Espiritualidade

A ressurreição e suas interpelações

A Palavra de Deus é fonte de ânimo e inspiração para os seguidores de Jesus Cristo e para todas as comunidades eclesiais missionárias. O ano litúrgico, organizado de maneira a meditar sistematicamente a Palavra ao longo dos meses, se encaminha para o fim. O trecho do Evangelho de Lucas proclamado nas missas do primeiro fim de semana deste mês relata um dos conflitos que Jesus enfrentou em Jerusalém, quando foi interpelado pelos saduceus acerca da ressurreição dos mortos.
Essa doutrina foi sendo gestada aos poucos no povo do Antigo Testamento pelas intervenções salvíficas do Criador em sua história. A começar pela libertação do Egito, pois o faraó havia decretado a morte de todos os israelitas. Os salmistas cantavam que Deus os livrara da morte, “tiraste do Xeol a minha alma, restituíste-me a vida, para eu não descer à cova” (Sl 30,4); que a garantia da vida estava em Deus, “a minha fortaleza e meu refúgio és Tu” (Sl 31,4); e que Dele vinha o socorro (cf. Sl 121,2). 

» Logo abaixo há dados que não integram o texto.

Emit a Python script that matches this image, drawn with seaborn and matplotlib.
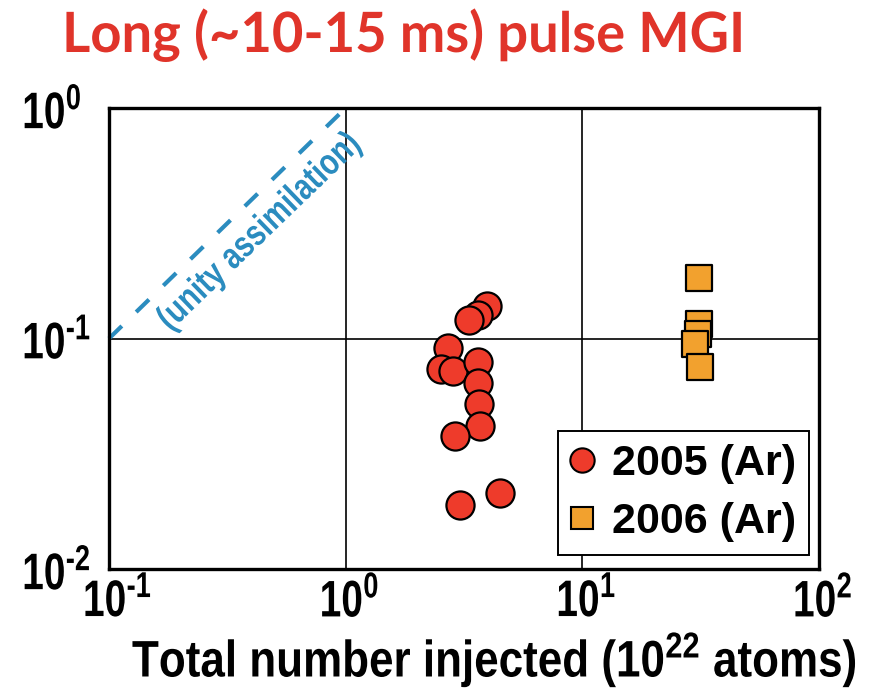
import matplotlib
matplotlib.use("Agg")
import matplotlib.pyplot as plt
import seaborn as sns
import pandas as pd
import numpy as np
from matplotlib.lines import Line2D
from matplotlib.ticker import LogLocator, NullFormatter, FuncFormatter
from matplotlib.patheffects import AbstractPathEffect
from matplotlib.transforms import Affine2D, ScaledTranslation

# Shot data: total atoms injected (1e22) vs. assimilated fraction
ar2005_injected = [3.96, 3.62, 3.32, 2.71, 2.53, 2.84, 3.62, 3.62, 3.66, 3.70, 2.90, 4.49, 3.04]
ar2005_fraction = [0.139, 0.126, 0.120, 0.0905, 0.0741, 0.0726, 0.0787, 0.0644, 0.0521, 0.0419, 0.0379, 0.0214, 0.0190]
ar2006_injected = [31.0, 31.0, 30.8, 29.8, 31.3]
ar2006_fraction = [0.183, 0.116, 0.105, 0.0951, 0.0756]
series_labels = ["2005 (Ar)", "2006 (Ar)"]
unity_x = [0.1, 1.0]
unity_y = [0.1, 1.0]
x_decades = [0.1, 1, 10, 100]
y_decades = [0.01, 0.1, 1]

df = pd.DataFrame({
    "injected": ar2005_injected + ar2006_injected,
    "fraction": ar2005_fraction + ar2006_fraction,
    "campaign": [series_labels[0]] * len(ar2005_injected) + [series_labels[1]] * len(ar2006_injected),
})


class Reshape(AbstractPathEffect):
    """Rescale glyph outlines (condensed / tall lettering) about an anchor point."""

    def __init__(self, sx=1.0, sy=1.0, xanchor="center", yanchor="center"):
        super().__init__()
        self.sx, self.sy = sx, sy
        self.xanchor, self.yanchor = xanchor, yanchor

    def draw_path(self, renderer, gc, tpath, affine, rgbFace=None):
        ext = tpath.get_extents()
        cx = {"left": ext.x0, "right": ext.x1}.get(self.xanchor, 0.5 * (ext.x0 + ext.x1))
        cy = {"bottom": ext.y0, "top": ext.y1}.get(self.yanchor, 0.5 * (ext.y0 + ext.y1))
        t = (Affine2D().translate(-cx, -cy).scale(self.sx, self.sy)
             .translate(cx, cy) + affine)
        renderer.draw_path(gc, tpath, t, rgbFace)


def decade_label(v, pos):
    e = int(round(np.log10(v)))
    exp = ("\u2010%d" % -e) if e < 0 else "%d" % e
    return "$\\mathdefault{10^{%s}}$" % exp


sns.set_style("white")
plt.rcParams["font.family"] = ["Liberation Sans", "DejaVu Sans"]
plt.rcParams["font.weight"] = "bold"
plt.rcParams["mathtext.fontset"] = "custom"
plt.rcParams["mathtext.rm"] = "Liberation Sans:bold"
plt.rcParams["mathtext.bf"] = "Liberation Sans:bold"
plt.rcParams["mathtext.it"] = "Liberation Sans:bold"
for k in ["text.color", "axes.labelcolor", "xtick.color", "ytick.color"]:
    plt.rcParams[k] = "black"

RED = "#ee3b2b"
ORANGE = "#f2a12e"
BLUE = "#2b8cbf"
TITLE_RED = "#e0342a"

W, H = 875, 688
fig = plt.figure(figsize=(W / 100, H / 100), dpi=100)
ax = fig.add_axes([109 / W, 1 - 569 / H, 710 / W, 461 / H])
ax.set_xscale("log")
ax.set_yscale("log")
ax.set_xlim(0.1, 100)
ax.set_ylim(0.01, 1)

# decade grid lines
for xv in x_decades[1:-1]:
    ax.axvline(xv, color="black", lw=1.2, zorder=1)
for yv in y_decades[1:-1]:
    ax.axhline(yv, color="black", lw=1.2, zorder=1)

# unity assimilation reference line
ax.plot(unity_x, unity_y, color=BLUE, lw=3, dashes=(4.3, 4.8), zorder=2, clip_on=False)
unity_txt = ax.text(0.432, 0.289, "(unity assimilation)", color=BLUE, fontsize=22,
                    fontweight="bold", rotation=44, ha="center", va="center",
                    rotation_mode="anchor", zorder=2)

sns.scatterplot(data=df[df.campaign == series_labels[1]], x="injected", y="fraction",
                marker="s", s=340, color=ORANGE, edgecolor="black", linewidth=1.6,
                ax=ax, zorder=3, legend=False)
sns.scatterplot(data=df[df.campaign == series_labels[0]], x="injected", y="fraction",
                marker="o", s=410, color=RED, edgecolor="black", linewidth=1.6,
                ax=ax, zorder=4, legend=False)

for s in ax.spines.values():
    s.set_linewidth(2.4)
    s.set_color("black")

ax.set_xticks(x_decades)
ax.set_yticks(y_decades)
ax.xaxis.set_major_formatter(FuncFormatter(decade_label))
ax.yaxis.set_major_formatter(FuncFormatter(decade_label))
ax.xaxis.set_minor_locator(LogLocator(base=10, subs=np.arange(2, 10)))
ax.yaxis.set_minor_locator(LogLocator(base=10, subs=np.arange(2, 10)))
ax.xaxis.set_minor_formatter(NullFormatter())
ax.yaxis.set_minor_formatter(NullFormatter())
ax.tick_params(which="major", length=0, labelsize=28)
ax.tick_params(axis="x", which="major", pad=5)
ax.tick_params(axis="y", which="major", pad=62.5)
ax.tick_params(which="minor", direction="in", length=6, width=1.4, colors="black")

ax.set_ylabel("")
ax.set_xlabel("Total number injected ($\\mathdefault{10^{22}}$ atoms)", fontsize=32,
              fontweight="bold")
ax.xaxis.set_label_coords((858 - 109) / 710, (569 - 678) / 461)
ax.xaxis.label.set_ha("right")
ax.xaxis.label.set_va("baseline")

handles = [
    Line2D([], [], marker="o", ls="none", markersize=17.5, markerfacecolor=RED,
           markeredgecolor="black", markeredgewidth=1.5),
    Line2D([], [], marker="s", ls="none", markersize=16, markerfacecolor=ORANGE,
           markeredgecolor="black", markeredgewidth=1.5),
]
leg = ax.legend(handles, series_labels, loc="lower right",
                bbox_to_anchor=((809 - 109) / 710, (569 - 555) / 461),
                fontsize=31, frameon=True, fancybox=False, borderpad=0.3,
                handletextpad=0.45, handlelength=0.5, labelspacing=0.42,
                borderaxespad=0)
leg.get_frame().set_edgecolor("black")
leg.get_frame().set_linewidth(1.4)
leg.get_frame().set_facecolor("white")
leg.get_frame().set_alpha(1)
leg.set_zorder(5)

title = fig.text(62 / W, 1 - 52 / H, "Long (~10-15 ms) pulse MGI", color=TITLE_RED,
                 fontsize=40, fontweight="bold", family=["Lato", "DejaVu Sans"],
                 ha="left", va="baseline")

# condensed, tall lettering for title, axis label, decade labels and the diagonal note
fig.canvas.draw()
renderer = fig.canvas.get_renderer()

w = title.get_window_extent(renderer).width
title.set_path_effects([Reshape(sx=683 / w, xanchor="left", yanchor="bottom")])
w = ax.xaxis.label.get_window_extent(renderer).width
ax.xaxis.label.set_path_effects([Reshape(sx=726 / w, sy=37 / 32, xanchor="right",
                                         yanchor="bottom")])
unity_txt.set_path_effects([Reshape(sx=0.96, sy=1.2)])

SY_TICK = 37 / 28
for t in ax.get_yticklabels():
    t.set_ha("left")
    t.set_path_effects([Reshape(sy=SY_TICK, xanchor="left", yanchor="center")])
shift = ScaledTranslation(-26 / 100, 0, fig.dpi_scale_trans)
for t in ax.get_xticklabels():
    t.set_ha("left")
    t.set_transform(t.get_transform() + shift)
    t.set_path_effects([Reshape(sy=SY_TICK, xanchor="left", yanchor="top")])

fig.savefig("out.png", dpi=100)
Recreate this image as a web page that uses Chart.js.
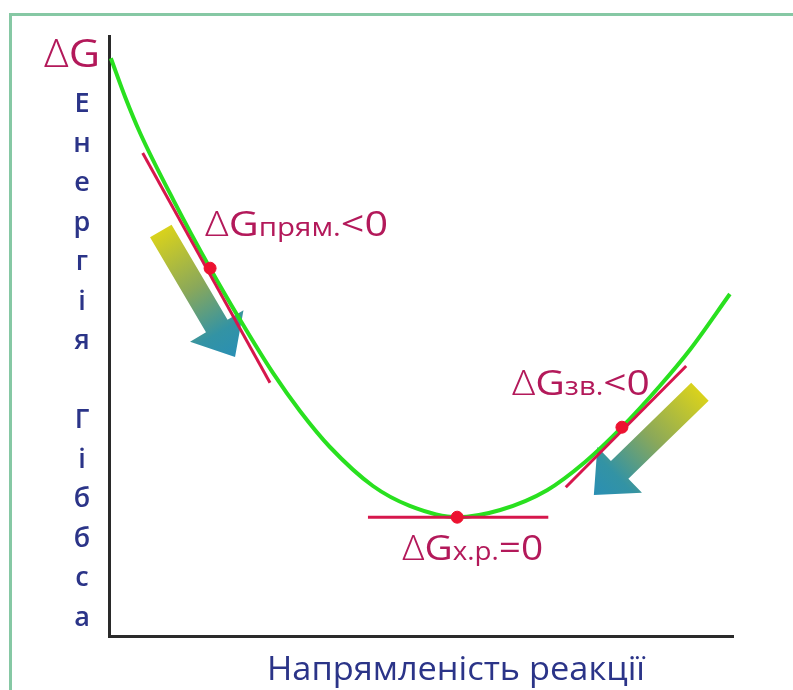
<!DOCTYPE html>
<html>
<head>
<meta charset="utf-8">
<script src="https://cdn.jsdelivr.net/npm/chart.js@4.4.1/dist/chart.umd.min.js"></script>
<style>
  html, body { margin: 0; padding: 0; background: #fff; overflow: hidden; }
  #wrap { position: relative; width: 793px; height: 690px; }
  #frame { position: absolute; left: 9px; top: 13px; width: 820px; height: 720px;
           border: 3px solid #86c8a4; box-sizing: border-box; }
  canvas { position: absolute; left: 0; top: 0; }
</style>
</head>
<body>
<div id="wrap">
  <div id="frame"></div>
  <canvas id="grafico" width="793" height="690"></canvas>
</div>
<script>
// Крива енергії Гіббса (умовні одиниці 0..100)
const curveX = [0.3, 2.6, 5.0, 10.3, 16.2, 21.0, 26.3, 30.6, 35.4, 42.3, 48.2, 55.8, 62.7, 70.2, 76.3, 82.2, 88.3, 93.1, 99.5];
const curveY = [96.3, 89.8, 83.8, 72.7, 61.3, 52.7, 43.8, 37.5, 31.5, 25.0, 21.7, 19.8, 21.0, 24.3, 29.0, 34.8, 41.7, 47.7, 57.0];

// Точки стану та дотичні
const pointX = [16.2, 55.8, 82.2];
const pointY = [61.3, 19.8, 34.8];
const tangentX = [[5.4, 25.8], [41.5, 70.4], [73.2, 92.5]];
const tangentY = [[80.5, 42.2], [19.8, 19.8], [24.8, 45.0]];

// Підписи
const stateSubs = ['прям.', 'х.р.', 'зв.'];
const stateSigns = ['<0', '=0', '<0'];
const yTitle = 'Енергія Гіббса';
const xTitle = 'Напрямленість реакції';

const crimson = '#b3195a';
const navy = '#2b3488';
const font = '"Open Sans", "Noto Sans", sans-serif';

// стрілки (в одиницях осей): хвіст -> вістря
const arrows = [
  { from: [8.3, 67.5], to: [20.2, 46.5], half: 31 },
  { from: [94.7, 40.7], to: [77.7, 23.5], half: 32 }
];

// місце підписів відносно точок (пікселі) і ширина
const labelBox = [
  { dx: -5, dy: -32, w: 183 },
  { dx: -55, dy: 43, w: 141 },
  { dx: -110, dy: -32, w: 138 }
];

function drawParts(ctx, parts, x, baseline, width) {
  let natural = 0;
  parts.forEach(p => {
    ctx.font = (p.weight || 400) + ' ' + p.size + 'px ' + font;
    p.w = ctx.measureText(p.t).width;
    natural += p.w;
  });
  const k = width ? width / natural : 1;
  ctx.save();
  ctx.translate(x, baseline);
  ctx.scale(k, 1);
  let cx = 0;
  parts.forEach(p => {
    ctx.font = (p.weight || 400) + ' ' + p.size + 'px ' + font;
    ctx.fillStyle = p.color || crimson;
    ctx.textBaseline = 'alphabetic';
    ctx.textAlign = 'left';
    ctx.fillText(p.t, cx, 0);
    cx += p.w;
  });
  ctx.restore();
}

const arrowPlugin = {
  id: 'arrows',
  beforeDatasetsDraw(chart) {
    const { ctx, scales: { x, y } } = chart;
    arrows.forEach(a => {
      const x0 = x.getPixelForValue(a.from[0]), y0 = y.getPixelForValue(a.from[1]);
      const x1 = x.getPixelForValue(a.to[0]), y1 = y.getPixelForValue(a.to[1]);
      const len = Math.hypot(x1 - x0, y1 - y0);
      const ux = (x1 - x0) / len, uy = (y1 - y0) / len;
      const px = -uy, py = ux;
      const head = 36, shaft = 12.5;
      const bx = x1 - ux * head, by = y1 - uy * head;
      const g = ctx.createLinearGradient(x0, y0, x1, y1);
      g.addColorStop(0, '#d9d21c');
      g.addColorStop(0.45, '#8aa85a');
      g.addColorStop(0.8, '#3393a4');
      g.addColorStop(1, '#2a8fb4');
      ctx.save();
      ctx.fillStyle = g;
      ctx.beginPath();
      ctx.moveTo(x0 + px * shaft, y0 + py * shaft);
      ctx.lineTo(bx + px * shaft, by + py * shaft);
      ctx.lineTo(bx + px * a.half, by + py * a.half);
      ctx.lineTo(x1, y1);
      ctx.lineTo(bx - px * a.half, by - py * a.half);
      ctx.lineTo(bx - px * shaft, by - py * shaft);
      ctx.lineTo(x0 - px * shaft, y0 - py * shaft);
      ctx.closePath();
      ctx.fill();
      ctx.restore();
    });
  }
};

const textPlugin = {
  id: 'texts',
  afterDraw(chart) {
    const { ctx, chartArea: area, scales: { x, y } } = chart;
    ctx.save();
    // ΔG біля осі
    drawParts(ctx, [
      { t: 'Δ', size: 39, weight: 300 },
      { t: 'G', size: 39 }
    ], area.left - 65, area.top + 31, 56);

    // вертикальний підпис
    ctx.font = '600 27px ' + font;
    ctx.fillStyle = navy;
    ctx.textAlign = 'center';
    ctx.textBaseline = 'alphabetic';
    yTitle.split('').forEach((ch, i) => {
      ctx.fillText(ch, area.left - 27, 112 + i * 39.5);
    });

    // назва осі X
    drawParts(ctx, [{ t: xTitle, size: 33, color: navy }], 456 - 189, 680, 378);

    // підписи точок
    stateSubs.forEach((sub, i) => {
      const px = x.getPixelForValue(pointX[i]) + labelBox[i].dx;
      const py = y.getPixelForValue(pointY[i]) + labelBox[i].dy;
      drawParts(ctx, [
        { t: 'Δ', size: 35, weight: 300 },
        { t: 'G', size: 35 },
        { t: sub, size: 25 },
        { t: stateSigns[i], size: 35 }
      ], px, py, labelBox[i].w);
    });
    ctx.restore();
  }
};

const tangentSets = tangentX.map((xs, i) => ({
  type: 'line',
  data: xs.map((v, j) => ({ x: v, y: tangentY[i][j] })),
  borderColor: '#d6174c',
  borderWidth: 3,
  pointRadius: 0,
  order: 2
}));

const ctx = document.getElementById('grafico').getContext('2d');

new Chart(ctx, {
  type: 'scatter',
  data: {
    datasets: [
      {
        type: 'line',
        data: curveX.map((v, i) => ({ x: v, y: curveY[i] })),
        borderColor: '#29e01f',
        borderWidth: 4,
        pointRadius: 0,
        cubicInterpolationMode: 'monotone',
        order: 3
      },
      ...tangentSets,
      {
        data: pointX.map((v, i) => ({ x: v, y: pointY[i] })),
        backgroundColor: '#ec1230',
        borderColor: '#ec1230',
        pointRadius: 6,
        order: 1
      }
    ]
  },
  options: {
    responsive: false,
    animation: false,
    layout: { padding: { left: 109, top: 36, right: 60, bottom: 54 } },
    plugins: { legend: { display: false }, tooltip: { enabled: false } },
    scales: {
      x: {
        type: 'linear', min: 0, max: 100,
        grid: { display: false },
        ticks: { display: false },
        border: { color: '#2a2a2a', width: 3 },
        afterFit: s => { s.height = 0; }
      },
      y: {
        type: 'linear', min: 0, max: 100,
        grid: { display: false },
        ticks: { display: false },
        border: { color: '#2a2a2a', width: 3 },
        afterFit: s => { s.width = 0; }
      }
    }
  },
  plugins: [arrowPlugin, textPlugin]
});
</script>
</body>
</html>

Por isso, os descendentes de Abraão e de Jacó nutriam grande esperança nos seus corações, sobretudo nas situações mais adversas. Foi num contexto de testemunho de fé em tempo de dura perseguição que a doutrina da ressurreição foi expressa com clareza pela primeira vez na Bíblia. Esta afirmação da vida que vence a morte está situada no contexto do martírio de sete irmãos diante da mãe, quando o último diz: “Prefiro ser morto pelos homens tendo em vista a esperança dada por Deus, que um dia nos ressuscitará” (2Mac 7,14). 
Não obstante a espiritualidade dos israelitas vivenciada ao longo de sua história ter sido enriquecida com a fé na ressurreição, os saduceus a negavam. Era um grupo composto por pessoas da classe mais abastada, com forte atuação política, econômica e espiritual na cidade de Davi. Para eles, a Palavra de Deus era restrita aos cinco primeiros livros da Bíblia (Pentateuco), e não acreditavam nos escritos proféticos. Instalados no poder e gozando do bem-estar da época, desdenhavam da crença na ressurreição anunciada por Jesus. 
Em Jerusalém, finalmente alguns saduceus tiveram a oportunidade de afrontar Jesus a respeito da vida eterna. Fizeram uso de argumentos especulativos, a partir da lei do levirato (cf. Dt 25,5-10), perguntando ao Mestre de quem seria na vida eterna uma mulher que não havia gerado filhos ao se casar com vários irmãos sucessivamente. Assim, caíam no erro de pensar a vida posterior com os modelos da existência neste chão. 
Jesus responde aos saduceus recorrendo à revelação de Deus a Moisés, no próprio Pentateuco. Toma o episódio da sarça ardente (Ex 3,6): “Eu sou o Deus de Abraão, o Deus de Isaac e o Deus de Jacó”. Diante disso, o Mestre de Nazaré responde aos saduceus afirmando que Deus não é Deus de mortos, mas de vivos (cf. Lc 20,37-38), e dizendo que, no vivente por excelência, todos vivem, mesmo os que já passaram pela morte.
Atualmente, não há muito espaço para uma reflexão séria acerca do mistério último da vida. A descrença dos saduceus está presente em elementos que preconizam uma existência sem Deus e sem túmulos, encurtando tanto o horizonte quanto as possibilidades para a vida humana. Essa proposição tem reflexos na vida em sociedade, pois desse modo se descuida do que é justo, santo e edificador. 
A proclamação da ressurreição dos mortos por Jesus Cristo, como se vê nestes versículos de Lucas (20,37-38), é boa nova capaz de interpelar e reavivar um âmbito mais profundo da humanidade, convidando a uma abertura que extrapola o mero âmbito das exigências do ego. É um movimento que salva, pois insere a pessoa na caminhada e luta comum da humanidade, sempre em busca de respostas para suas questões mais profundas ou mais candentes. Jesus Cristo viveu dessa maneira e com uma fidelidade tal que o levou à morte na cruz, da qual Ele não teve medo, pois conhecia o Pai, fonte e garantia da vida. 
Neste tempo, faz-se necessário que os seguidores do Senhor, vivo e ressuscitado, testemunhem, com uma vida justa e empenho em prol da garantia da vida, a grande esperança que sustenta a fé cristã, a ressurreição e a vida eterna.